Today is our national holiday in honor and memory of Dr. Martin Luther King, Jr. His name is one of the most familiar in modern American history. In the nation’s capital, the MLK, Jr. Memorial stands among our major monuments. Yet the danger of today and of that monument is the temptation to domesticate and trivialize Dr. King’s life and witness through turning him into a spokesman for vague generalities about getting along and doing good deeds. This results in Dr. King being coopted by those who want to push their own agenda or to promote holiday sales of a variety of products. On the other hand, the gift of today is to allow Dr. King to speak his own words that continue to inspire and challenge us today. I believe that his witness is summarized in a powerful way in one speech (Beyond Vietnam: A Time to Break Silence) that he gave at Riverside Church in New York on April 4, 1967. Click here for the link to that speech (the page also includes an audio link). It is a long address but well worth your time, because Dr. King traces the thread that ran throughout his leadership of the civil rights movement – his commitment to being a disciple of Jesus Christ and to nonviolent love. He also proclaims the challenge of recognizing and addressing what he calls the giant triplets of evil – racism, war, and poverty. Here are just a few quotes from that address:

About Dr. King’s call to follow Jesus:

I cannot forget that the Nobel Peace Prize was also a commission, a commission to work harder than I had ever worked before for the brotherhood of man. This is a calling that takes me beyond national allegiances.

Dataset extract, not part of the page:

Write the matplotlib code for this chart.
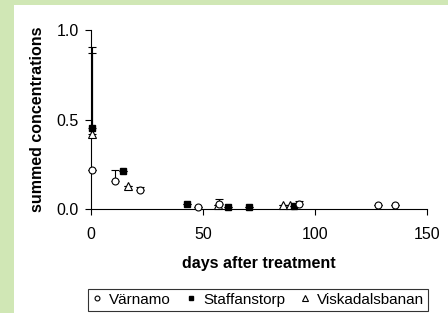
import matplotlib
matplotlib.use("Agg")
import matplotlib.pyplot as plt
from matplotlib.patches import Rectangle

plt.rcParams['font.family'] = ['Liberation Sans', 'DejaVu Sans']

# data
varnamo_x = [0.5, 10.7, 21.9, 47.8, 57.0, 92.9, 128.0, 135.7]
varnamo_y = [0.22, 0.155, 0.105, 0.01, 0.03, 0.03, 0.025, 0.025]
varnamo_err = [0.0, 0.065, 0.02, 0.0, 0.025, 0.015, 0.0, 0.0]

staff_x = [0.5, 14.3, 42.9, 61.0, 70.5, 90.6]
staff_y = [0.45, 0.21, 0.027, 0.012, 0.012, 0.015]
staff_err = [0.455, 0.0, 0.0, 0.0, 0.0, 0.0]

visk_x = [0.5, 16.6, 56.7, 85.7, 88.8]
visk_y = [0.42, 0.13, 0.025, 0.02, 0.02]
visk_err = [0.45, 0.0, 0.0, 0.0, 0.0]


def upper(err):
    # only the upper half of each error bar is visible
    return [[0] * len(err), err]


fig = plt.figure(figsize=(4.48, 3.13), dpi=100)
fig.patch.set_facecolor('#d0e7b5')
fig.patches.append(Rectangle((14 / 448, 0), 1, 1 - 5 / 313, transform=fig.transFigure,
                             facecolor='white', edgecolor='none', zorder=-1))

ax = fig.add_axes([91 / 448, 104 / 313, 336 / 448, 179 / 313])
ax.patch.set_alpha(0)

common = dict(ecolor='black', elinewidth=0.8, capsize=3, capthick=0.8, clip_on=False)
ax.errorbar(visk_x, visk_y, yerr=upper(visk_err), fmt='^', mfc='white', mec='black',
            ms=5.5, mew=0.8, label='Viskadalsbanan', zorder=3, **common)
ax.errorbar(staff_x, staff_y, yerr=upper(staff_err), fmt='s', mfc='black', mec='black',
            ms=5, label='Staffanstorp', zorder=4, **common)
ax.errorbar(varnamo_x, varnamo_y, yerr=upper(varnamo_err), fmt='o', mfc='white', mec='black',
            ms=5, mew=0.8, label='Värnamo', zorder=5, **common)

ax.set_xlim(0, 150)
ax.set_ylim(0, 1.0)
ax.set_xticks([0, 50, 100, 150])
ax.set_yticks([0.0, 0.5, 1.0])
ax.set_yticklabels(['0.0', '0.5', '1.0'])
ax.spines['top'].set_visible(False)
ax.spines['right'].set_visible(False)
ax.tick_params(direction='out', length=4, labelsize=11.5, width=0.8)
ax.tick_params(axis='x', pad=9)
ax.tick_params(axis='y', pad=5)
ax.set_xlabel('days after treatment', fontsize=11.5, fontweight='bold', labelpad=10)
ax.set_ylabel('summed concentrations', fontsize=11.5, fontweight='bold', labelpad=8)

h, l = ax.get_legend_handles_labels()
order = [2, 1, 0]
leg = fig.legend([h[i][0] for i in order], [l[i] for i in order],
                 loc='upper center', bbox_to_anchor=(258 / 448, 24 / 313), ncol=3,
                 fontsize=11, frameon=True, fancybox=False, edgecolor='black',
                 markerscale=0.7, handlelength=0.7, handletextpad=0.45,
                 columnspacing=0.95, borderpad=0.25, borderaxespad=0)
leg.get_frame().set_linewidth(0.8)

fig.savefig('out.png', dpi=100, facecolor=fig.get_facecolor())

But even if it were not present, I would yet have to live with the meaning of my commitment to the ministry of Jesus Christ. To me, the relationship of this ministry to the making of peace is so obvious that I sometimes marvel at those who ask me why I am speaking against the war. Could it be that they do not know that the Good News was meant for all men—for communist and capitalist, for their children and ours, for black and for white, for revolutionary and conservative? 

Finally, as I try to explain for you and for myself the road that leads from Montgomery to this place, I would have offered all that was most valid if I simply said that I must be true to my conviction that I share with all men the calling to be a son of the living God. Beyond the calling of race or nation or creed is this vocation of sonship and brotherhood. Because I believe that the Father is deeply concerned, especially for His suffering and helpless and outcast children, I come tonight to speak for them. This I believe to be the privilege and the burden of all of us who deem ourselves bound by allegiances and loyalties which are broader and deeper than nationalism and which go beyond our nation’s self-defined goals and positions. 

About Dr. King’s Commitment to Nonviolence and Love:

A true revolution of values will lay hand on the world order and say of war, “This way of settling differences is not just.” This business of burning human beings with napalm, of filling our nation’s homes with orphans and widows, of injecting poisonous drugs of hate into the veins of peoples normally humane, of sending men home from dark and bloody battlefields physically handicapped and psychologically deranged, cannot be reconciled with wisdom, justice, and love. A nation that continues year after year to spend more money on military defense than on programs of social uplift is approaching spiritual death.

Our only hope today lies in our ability to recapture the revolutionary spirit and go out into a sometimes hostile world declaring eternal hostility to poverty, racism, and militarism. With this powerful commitment we shall boldly challenge the status quo and unjust mores, and thereby speed the day when “every valley shall be exalted, and every mountain and hill shall be made low; the crooked shall be made straight, and the rough places plain.”

Love is somehow the key that unlocks the door which leads to ultimate reality. This Hindu-Muslim-Christian-Jewish-Buddhist belief about ultimate reality is beautifully summed up in the first epistle of Saint John: “Let us love one another, for love is God. And every one that loveth is born of God and knoweth God. He that loveth not knoweth not God, for God is love. . . . If we love one another, God dwelleth in us and his love is perfected in us.” Let us hope that this spirit will become the order of the day.

If we truly want to remember and honor Dr. King, there is no better way than learning more about who he was and what he said beyond the few general quotes that we hear at this time each year. Then we are challenged to continue his legacy by following the way of Jesus’ nonviolent inclusive love in our time.